Gather the lines from the material that contain "this".

MATERIALS PROVIDED
┄┄┄┄┄┄┄┄┄┄┄┄┄┄┄┄┄┄┄┄

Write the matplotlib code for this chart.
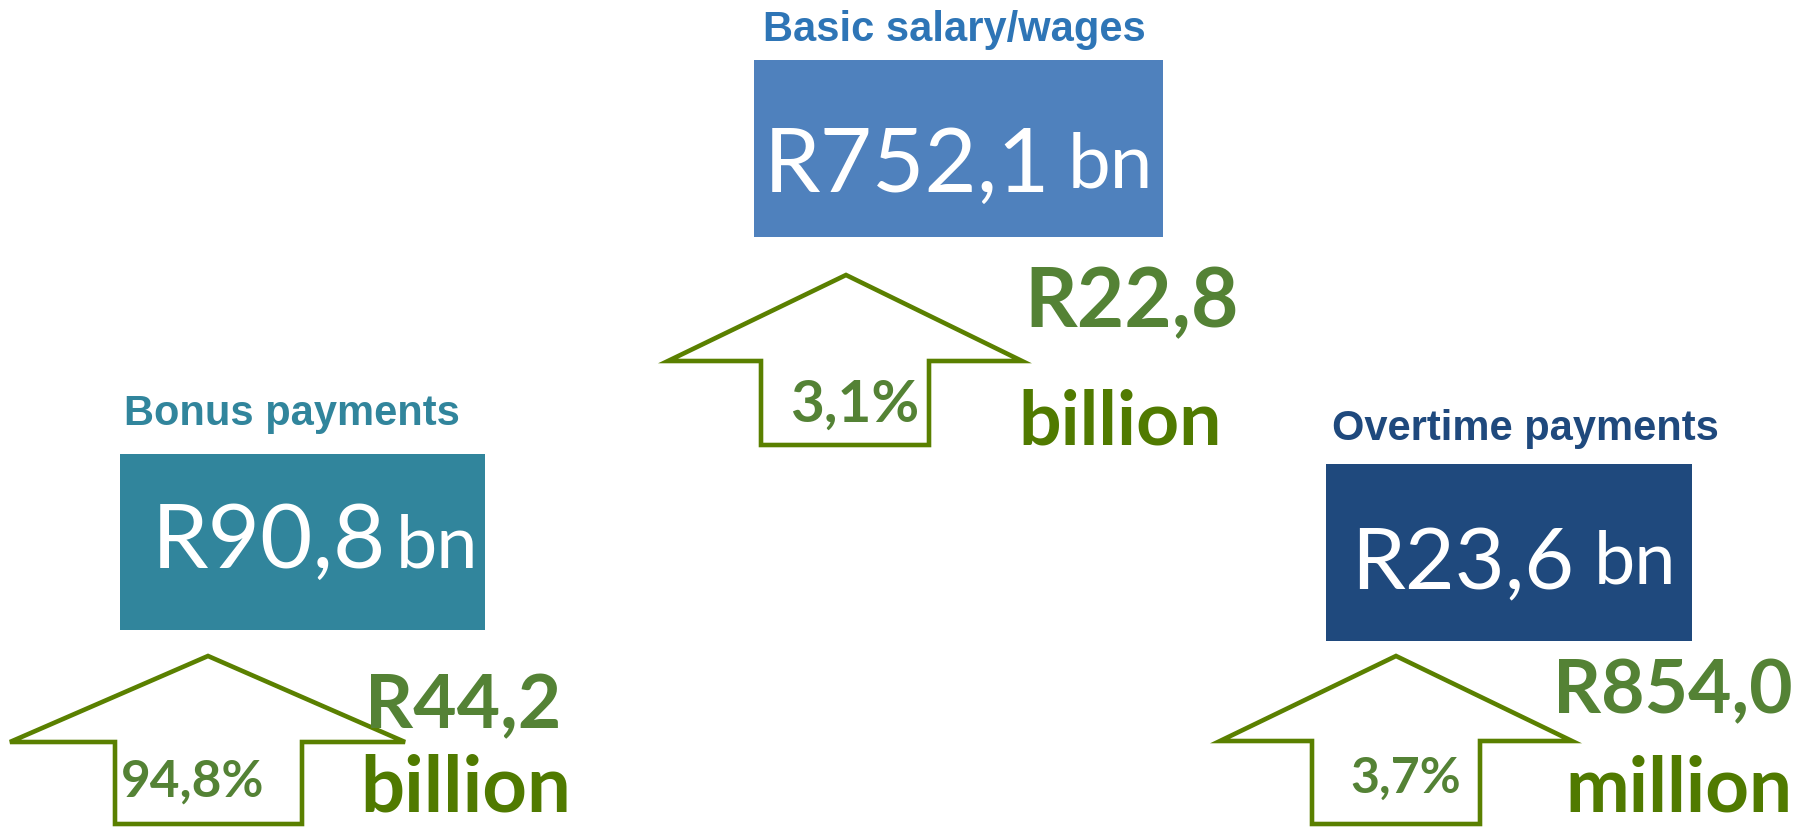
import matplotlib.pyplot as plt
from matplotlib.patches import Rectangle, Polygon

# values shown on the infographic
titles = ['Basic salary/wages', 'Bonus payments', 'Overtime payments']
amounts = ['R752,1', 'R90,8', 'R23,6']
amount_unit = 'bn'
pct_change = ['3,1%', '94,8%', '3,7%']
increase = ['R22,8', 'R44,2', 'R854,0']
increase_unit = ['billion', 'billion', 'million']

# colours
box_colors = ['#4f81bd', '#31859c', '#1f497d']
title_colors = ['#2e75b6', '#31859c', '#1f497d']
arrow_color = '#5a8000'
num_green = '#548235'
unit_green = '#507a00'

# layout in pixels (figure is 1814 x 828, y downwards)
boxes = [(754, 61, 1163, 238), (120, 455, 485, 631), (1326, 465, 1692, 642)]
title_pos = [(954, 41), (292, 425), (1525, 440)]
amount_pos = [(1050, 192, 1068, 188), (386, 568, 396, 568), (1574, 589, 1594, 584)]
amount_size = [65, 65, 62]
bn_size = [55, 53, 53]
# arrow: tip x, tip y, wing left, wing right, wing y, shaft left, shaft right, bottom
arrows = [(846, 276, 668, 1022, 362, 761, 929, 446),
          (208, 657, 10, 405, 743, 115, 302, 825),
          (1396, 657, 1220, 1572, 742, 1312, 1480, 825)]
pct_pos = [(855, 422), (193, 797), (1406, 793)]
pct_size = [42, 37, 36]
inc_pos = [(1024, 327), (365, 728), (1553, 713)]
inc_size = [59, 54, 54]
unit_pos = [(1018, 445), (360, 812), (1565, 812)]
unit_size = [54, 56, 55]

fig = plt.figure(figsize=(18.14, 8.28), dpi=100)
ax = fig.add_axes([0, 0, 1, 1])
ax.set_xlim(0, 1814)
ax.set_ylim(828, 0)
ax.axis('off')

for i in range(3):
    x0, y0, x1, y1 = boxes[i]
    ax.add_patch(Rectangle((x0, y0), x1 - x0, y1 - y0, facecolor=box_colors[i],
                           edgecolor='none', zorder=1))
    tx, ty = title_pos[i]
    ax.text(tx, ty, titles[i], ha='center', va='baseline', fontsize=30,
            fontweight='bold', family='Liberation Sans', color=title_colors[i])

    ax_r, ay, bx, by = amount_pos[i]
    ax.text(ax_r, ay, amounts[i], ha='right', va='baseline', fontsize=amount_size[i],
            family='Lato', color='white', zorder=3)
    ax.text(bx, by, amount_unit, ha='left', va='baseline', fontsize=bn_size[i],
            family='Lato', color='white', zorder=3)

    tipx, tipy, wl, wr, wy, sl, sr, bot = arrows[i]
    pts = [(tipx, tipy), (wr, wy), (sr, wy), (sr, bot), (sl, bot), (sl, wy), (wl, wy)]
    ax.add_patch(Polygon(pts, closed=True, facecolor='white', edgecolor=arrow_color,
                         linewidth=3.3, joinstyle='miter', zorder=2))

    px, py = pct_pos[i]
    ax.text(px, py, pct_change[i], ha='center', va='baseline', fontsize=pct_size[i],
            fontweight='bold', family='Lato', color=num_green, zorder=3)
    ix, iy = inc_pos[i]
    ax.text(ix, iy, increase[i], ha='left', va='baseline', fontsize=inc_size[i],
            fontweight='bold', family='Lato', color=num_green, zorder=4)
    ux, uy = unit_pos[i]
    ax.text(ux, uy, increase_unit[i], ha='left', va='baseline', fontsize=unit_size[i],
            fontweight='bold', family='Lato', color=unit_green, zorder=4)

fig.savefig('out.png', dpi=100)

┄┄┄┄┄┄┄┄┄┄┄┄┄┄┄┄┄┄┄┄

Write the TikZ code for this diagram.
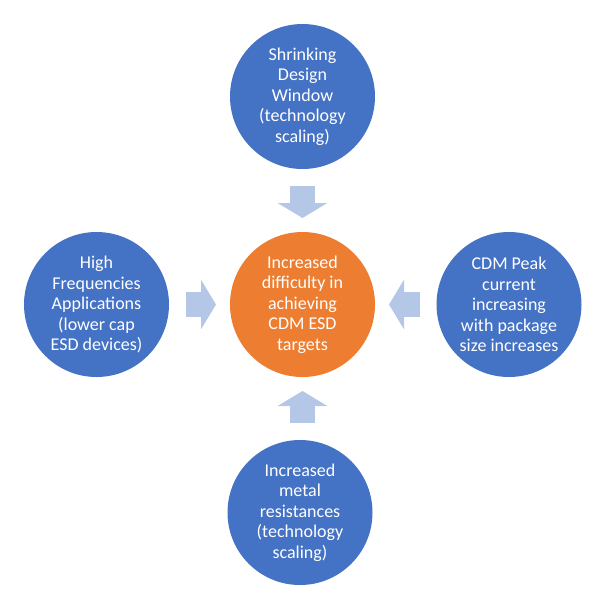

┄┄┄┄┄┄┄┄┄┄┄┄┄┄┄┄┄┄┄┄

ANSWER IN FULL
Write the matplotlib code for this chart.
Write the TikZ code for this diagram.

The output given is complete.